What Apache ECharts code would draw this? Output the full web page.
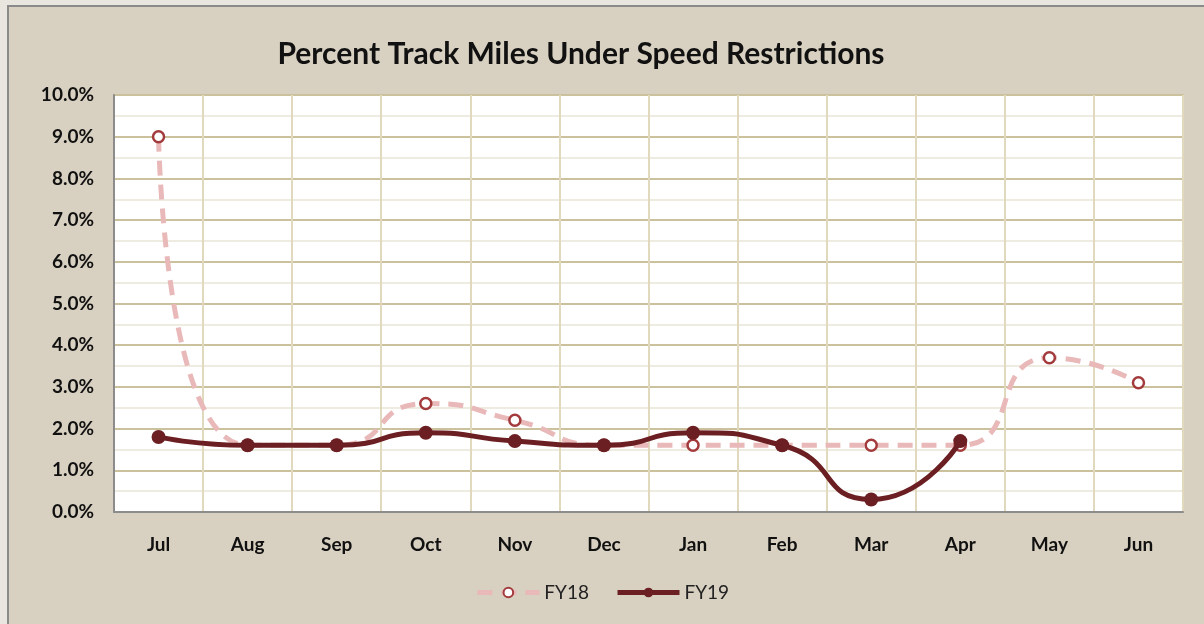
<!DOCTYPE html>
<html>
<head>
<meta charset="utf-8">
<script src="https://cdn.jsdelivr.net/npm/echarts@6/dist/echarts.min.js"></script>
<style>
  html, body { margin: 0; padding: 0; background: #e9e6e0; }
  #frame { position: absolute; left: 7px; top: 5px; right: 0; bottom: 0;
           background: #d8d0c0; border-left: 2px solid #8a8a8a; border-top: 2px solid #8a8a8a; }
  #chart { position: absolute; left: -9px; top: -7px; width: 1204px; height: 624px; }
</style>
</head>
<body>
<div id="frame"><div id="chart"></div></div>
<script>
const months = ['Jul', 'Aug', 'Sep', 'Oct', 'Nov', 'Dec', 'Jan', 'Feb', 'Mar', 'Apr', 'May', 'Jun']
const fy18 = [9.0, 1.6, 1.6, 2.6, 2.2, 1.6, 1.6, 1.6, 1.6, 1.6, 3.7, 3.1]
const fy19 = [1.8, 1.6, 1.6, 1.9, 1.7, 1.6, 1.9, 1.6, 0.3, 1.7]
const yMax = 10
const font = 'Lato'

const chart = echarts.init(document.getElementById('chart'))
chart.setOption({
  backgroundColor: 'transparent',
  animation: false,
  title: {
    text: 'Percent Track Miles Under Speed Restrictions',
    left: 576, top: 34, textAlign: 'center',
    textStyle: { fontFamily: font, fontSize: 30, fontWeight: 'bold', color: '#111' }
  },
  legend: {
    bottom: 17, left: 'center', itemWidth: 62, itemHeight: 12, itemGap: 26,
    textStyle: { fontFamily: font, fontSize: 19, color: '#222' },
    lineStyle: { width: 5 },
    data: ['FY18', 'FY19']
  },
  grid: {
    left: 114, right: 21, top: 95, bottom: 112,
    show: true, backgroundColor: '#ffffff', borderColor: '#cbc19c', borderWidth: 2
  },
  xAxis: {
    type: 'category', data: months, boundaryGap: true,
    axisLine: { lineStyle: { color: '#8c8c8c', width: 2 } },
    axisTick: { show: false },
    axisLabel: { fontFamily: font, fontWeight: 'bold', fontSize: 19, color: '#111', margin: 23 },
    splitLine: { show: true, interval: 0, lineStyle: { color: '#e0d9bd', width: 2 } }
  },
  yAxis: {
    type: 'value', min: 0, max: yMax, interval: 1,
    axisLine: { show: true, lineStyle: { color: '#8c8c8c', width: 2 } },
    axisTick: { show: false },
    axisLabel: { fontFamily: font, fontWeight: 'bold', fontSize: 19, color: '#111', margin: 20,
      formatter: v => v.toFixed(1) + '%' },
    splitLine: { lineStyle: { color: '#cbc19c', width: 2 } },
    minorTick: { show: false, splitNumber: 2 },
    minorSplitLine: { show: true, lineStyle: { color: '#eeebe1', width: 2 } }
  },
  series: [
    {
      name: 'FY18', type: 'line', data: fy18, smooth: 0.6,
      symbol: 'circle', symbolSize: 11, showAllSymbol: true,
      lineStyle: { color: '#e8b9b8', width: 5, type: [15, 9] },
      itemStyle: { color: '#fff', borderColor: '#a33a3c', borderWidth: 2.5 },
      z: 2
    },
    {
      name: 'FY19', type: 'line', data: fy19, smooth: 0.6,
      symbol: 'circle', symbolSize: 14,
      lineStyle: { color: '#6b1f22', width: 5 },
      itemStyle: { color: '#6b1f22' },
      z: 3
    }
  ]
})
</script>
</body>
</html>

==================================================

YOUR TASK -
Restate the material word for word from its first line through the line containing "const font = 'Lato'", both included; the pictures do not belong in it.

ANSWER BELOW -
What Apache ECharts code would draw this? Output the full web page.
<!DOCTYPE html>
<html>
<head>
<meta charset="utf-8">
<script src="https://cdn.jsdelivr.net/npm/echarts@6/dist/echarts.min.js"></script>
<style>
  html, body { margin: 0; padding: 0; background: #e9e6e0; }
  #frame { position: absolute; left: 7px; top: 5px; right: 0; bottom: 0;
           background: #d8d0c0; border-left: 2px solid #8a8a8a; border-top: 2px solid #8a8a8a; }
  #chart { position: absolute; left: -9px; top: -7px; width: 1204px; height: 624px; }
</style>
</head>
<body>
<div id="frame"><div id="chart"></div></div>
<script>
const months = ['Jul', 'Aug', 'Sep', 'Oct', 'Nov', 'Dec', 'Jan', 'Feb', 'Mar', 'Apr', 'May', 'Jun']
const fy18 = [9.0, 1.6, 1.6, 2.6, 2.2, 1.6, 1.6, 1.6, 1.6, 1.6, 3.7, 3.1]
const fy19 = [1.8, 1.6, 1.6, 1.9, 1.7, 1.6, 1.9, 1.6, 0.3, 1.7]
const yMax = 10
const font = 'Lato'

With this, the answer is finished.